Hogarth was meticulous in his preparations for his illustrations. "He always read the full manuscript or draft before doing his artwork. He considered the reading to be part of his work, and different from reading for pleasure," Diana says.

Did he like to meet the writers to discuss his artwork? "That wasn't so important to him. He did Graham Greene's jacket covers for almost 30 years but they didn't meet for some considerable time. He wanted to get into the characterisation; that's what mattered to him, rather than finding out more about Graham Greene or meeting him."

Hogarth pursued a career in illustration against the wishes of his parents.

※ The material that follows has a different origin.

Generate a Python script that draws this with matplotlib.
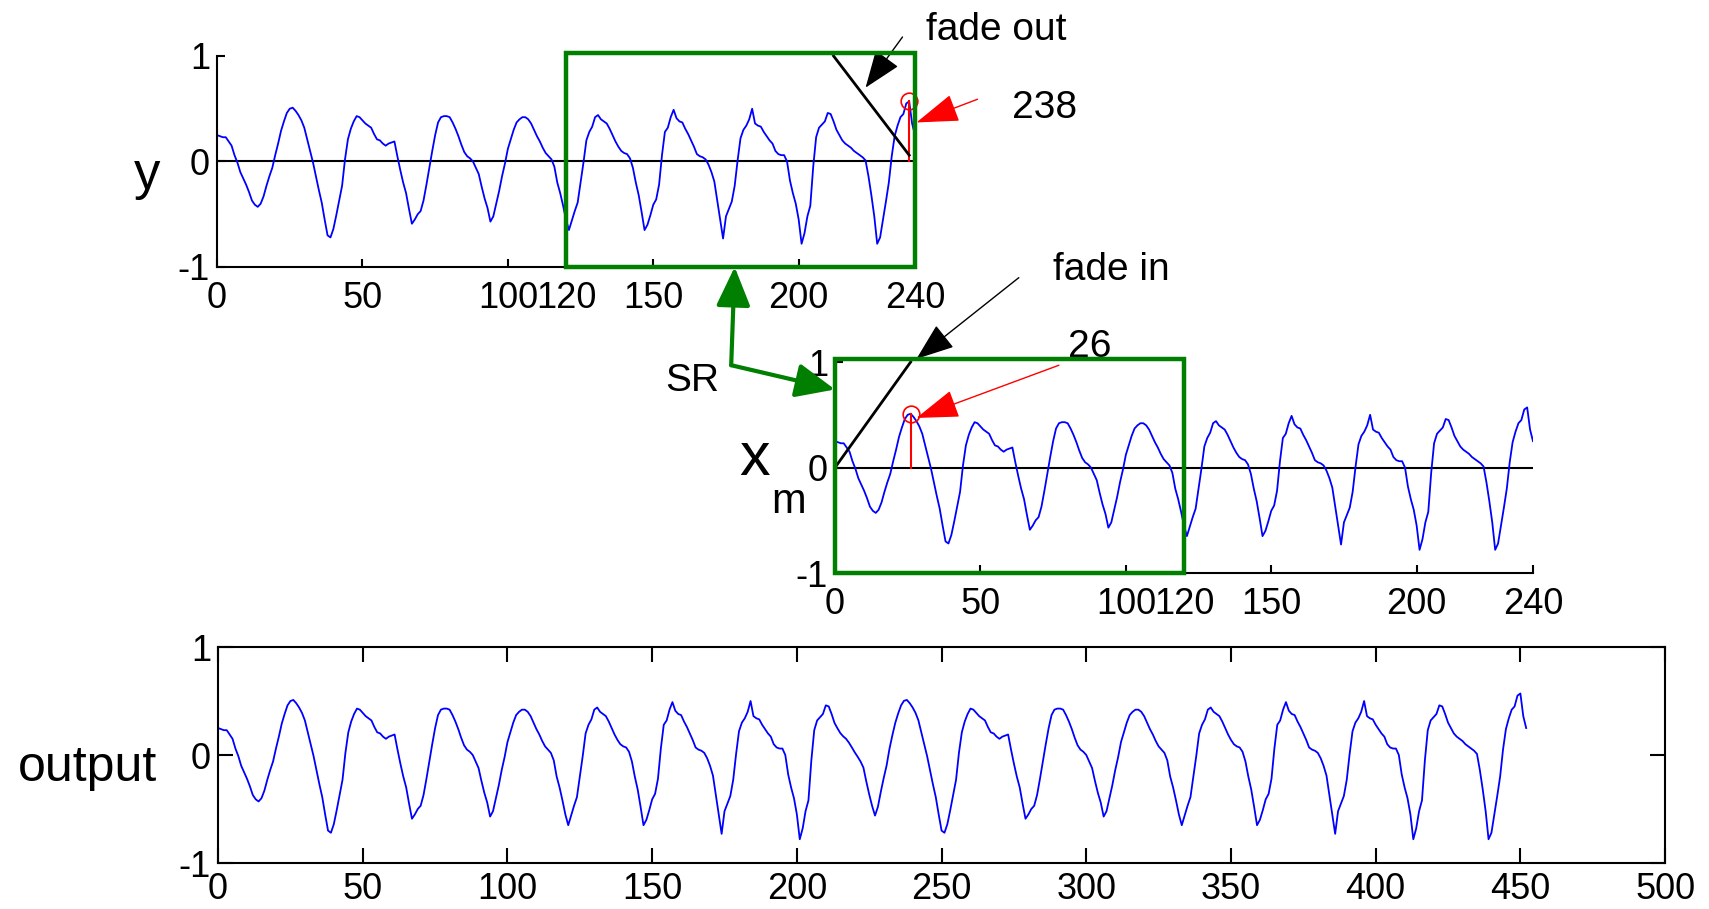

"They didn't want him to be an artist; his father was a Cumbrian butcher, and they wanted him to go into banking. At that point Paul decided he had to do something; he won a scholarship to the Manchester School of Art, and off he went. "It was that teenage thing of doing your own thing as a student," Diana recalls.

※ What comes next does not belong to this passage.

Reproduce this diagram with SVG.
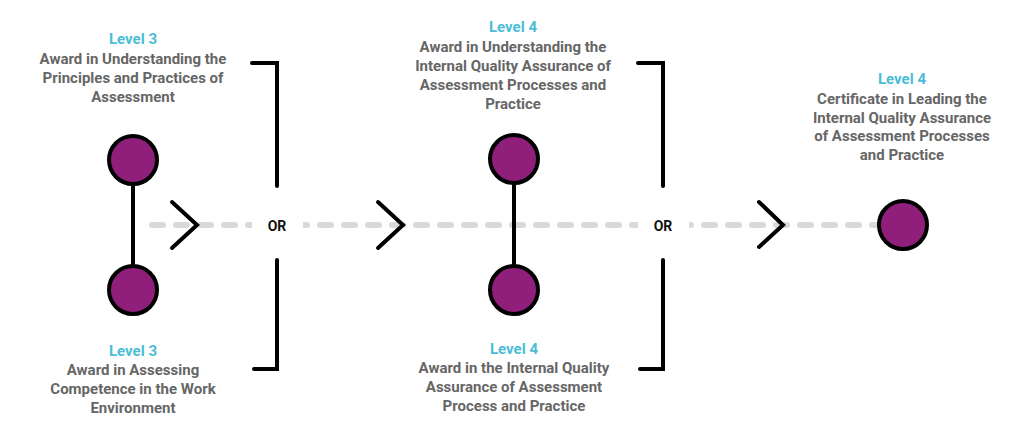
<svg xmlns="http://www.w3.org/2000/svg" width="1024" height="443" viewBox="0 0 1024 443">
<style>
.t{font-family:Roboto,"Liberation Sans",sans-serif;font-weight:700;font-size:15px;text-anchor:middle;fill:#666666}
.lv{fill:#4bbdd6}
.or{font-family:Roboto,"Liberation Sans",sans-serif;font-weight:700;font-size:14px;text-anchor:middle;fill:#111}
.dash{stroke:#d9d9d9;stroke-width:6;stroke-linecap:round;stroke-dasharray:11 13;fill:none}
.ln{stroke:#000;stroke-width:4;fill:none;stroke-linecap:round;stroke-linejoin:miter}
.node{fill:#901e7b;stroke:#000;stroke-width:4}
</style>
<rect width="1024" height="443" fill="#fff"/>
<g id="connectors">
<path class="dash" d="M152 225H880"/>
<rect x="252" y="194" width="51" height="64" fill="#fff"/>
<rect x="638" y="194" width="51" height="64" fill="#fff"/>
<path class="ln" d="M133 186V264"/>
<path class="ln" d="M514 185V265"/>
<path class="ln" d="M172 202L197 225L172 248"/>
<path class="ln" d="M378 202L403 225L378 248"/>
<path class="ln" d="M759 202L783 225L759 247"/>
<path class="ln" d="M252 63H277V186" stroke-linecap="butt"/>
<path class="ln" d="M277 260V369H254" stroke-linecap="butt"/>
<path class="ln" d="M638 63H663V186" stroke-linecap="butt"/>
<path class="ln" d="M663 260V369H640" stroke-linecap="butt"/>
<text class="or" x="277" y="231">OR</text>
<text class="or" x="663" y="231">OR</text>
</g>
<g id="n1">
<circle class="node" cx="133" cy="160" r="24"/>
<text class="t"><tspan class="lv" x="133" y="44">Level 3</tspan><tspan x="133" y="64">Award in Understanding the</tspan><tspan x="133" y="83">Principles and Practices of</tspan><tspan x="133" y="102">Assessment</tspan></text>
</g>
<g id="n2">
<circle class="node" cx="133" cy="290" r="24"/>
<text class="t"><tspan class="lv" x="133" y="356">Level 3</tspan><tspan x="133" y="375">Award in Assessing</tspan><tspan x="133" y="394">Competence in the Work</tspan><tspan x="133" y="413">Environment</tspan></text>
</g>
<g id="n3">
<circle class="node" cx="514" cy="159" r="24"/>
<text class="t"><tspan class="lv" x="513" y="32">Level 4</tspan><tspan x="513" y="52">Award in Understanding the</tspan><tspan x="513" y="71">Internal Quality Assurance of</tspan><tspan x="513" y="90">Assessment Processes and</tspan><tspan x="513" y="109">Practice</tspan></text>
</g>
<g id="n4">
<circle class="node" cx="514" cy="290" r="24"/>
<text class="t"><tspan class="lv" x="514" y="354">Level 4</tspan><tspan x="514" y="373">Award in the Internal Quality</tspan><tspan x="514" y="392">Assurance of Assessment</tspan><tspan x="514" y="411">Process and Practice</tspan></text>
</g>
<g id="n5">
<circle class="node" cx="903" cy="225" r="24"/>
<text class="t"><tspan class="lv" x="902" y="84">Level 4</tspan><tspan x="902" y="104">Certificate in Leading the</tspan><tspan x="902" y="123">Internal Quality Assurance</tspan><tspan x="902" y="141">of Assessment Processes</tspan><tspan x="902" y="160">and Practice</tspan></text>
</g>
</svg>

He was soon to do his own thing again. "He became a member of the Communist Party in the 1930s and went off to fight in the Spanish Civil War with the International Brigade, but when it was discovered that he and the others with him were too young, they were sent back, but by then he had lost his place at the school of art."

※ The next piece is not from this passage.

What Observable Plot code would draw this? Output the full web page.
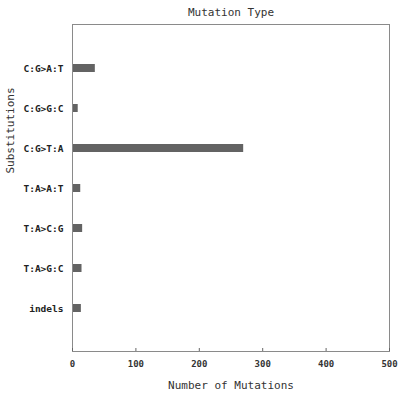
<!DOCTYPE html>
<html>
<head>
<meta charset="utf-8">
<script src="https://cdn.jsdelivr.net/npm/d3@7"></script>
<script src="https://cdn.jsdelivr.net/npm/@observablehq/plot@0.6"></script>
<style>
  html, body { margin: 0; padding: 0; background: #fff; }
  #chart { width: 400px; height: 394px; }
</style>
</head>
<body>
<div id="chart"></div>
<script>
const categories = ["C:G>A:T", "C:G>G:C", "C:G>T:A", "T:A>A:T", "T:A>C:G", "T:A>G:C", "indels"];
const counts = [36, 9, 270, 13, 16, 15, 14];
const xTicks = [0, 100, 200, 300, 400, 500];
const title = "Mutation Type";
const xLabel = "Number of Mutations";
const yLabel = "Substitutions";

const data = categories.map((c, i) => ({category: c, count: counts[i]}));
const mono = "'DejaVu Sans Mono', monospace";

const chart = Plot.plot({
  width: 400,
  height: 394,
  marginLeft: 72,
  marginRight: 11,
  marginTop: 24,
  marginBottom: 43,
  style: {fontFamily: mono, background: "#fff", color: "#222"},
  x: {domain: [0, 500]},
  y: {domain: categories, paddingInner: 0.8, paddingOuter: 0.9},
  marks: [
    Plot.barX(data, {y: "category", x1: 0, x2: "count", fill: "#636363"}),
    Plot.frame({stroke: "#8a8a8a", strokeWidth: 1}),
    Plot.axisX({
      ticks: xTicks, tickSize: -3, tickPadding: 12, stroke: "#666",
      fontSize: 9, fontWeight: "bold", fill: "#333",
      label: xLabel, labelAnchor: "center", labelArrow: "none", labelOffset: 37
    }),
    Plot.axisY({
      tickSize: 0, tickPadding: 9,
      fontSize: 9.5, fontWeight: "bold", fill: "#222",
      label: null
    }),
    Plot.text([title], {frameAnchor: "top", dy: -16, fontSize: 11, fill: "#333", text: d => d}),
    Plot.text([yLabel], {frameAnchor: "top-left", textAnchor: "middle", lineAnchor: "middle", dx: -62, dy: 106, rotate: -90, fontSize: 11, fill: "#333", text: d => d})
  ]
});
chart.querySelectorAll("text").forEach(t => {
  if (t.textContent === xLabel) { t.setAttribute("font-size", "11"); t.setAttribute("font-weight", "normal"); t.setAttribute("fill", "#333"); }
});
document.getElementById("chart").appendChild(chart);
</script>
</body>
</html>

Nevertheless, art was in his blood, and after doing poster and camouflage work in the Second World War he became involved in the radical magazines of the early post-war years, illustrating the likes of Circus and Our Time. He also travelled Communist Europe, working alongside Ronald Searle in Yugoslavia.

"He noted that Ronald was a compulsive worker, doing two or three drawings a day, and he learnt a great deal from him. Right up to the time he died in 2001, if he was working Paul would do two pictures a day, sometimes more."

Hogarth progressed from pencil to ink to embracing watercolours in the mid-1960s, although he would always start with a pencil. "He would use rulers to get things straight at the start, and though wouldn't rub out the lines, he would then forget about them," says Diana.

"It's strange: some people think the buildings in his pictures look as if they're about to fall down - although they're not - because his watercolouring isn't always as straight as the pencil lines."

The best examples of this Hogarthian characteristic are his mid-Nineties watercolours of National Trust properties, a commissioned series that includes Fountains Abbey lit up by fireworks. The Nunnington exhibition is only the second occasion the series of ten has been shown together: one of many reasons to savour this journey through Paul Hogarth's artistic life.

Paul Hogarth's exhibition runs at Nunnington Hall, Nunnington, near York, until October 31. Hogarth lithographs are for sale at £125 to £345.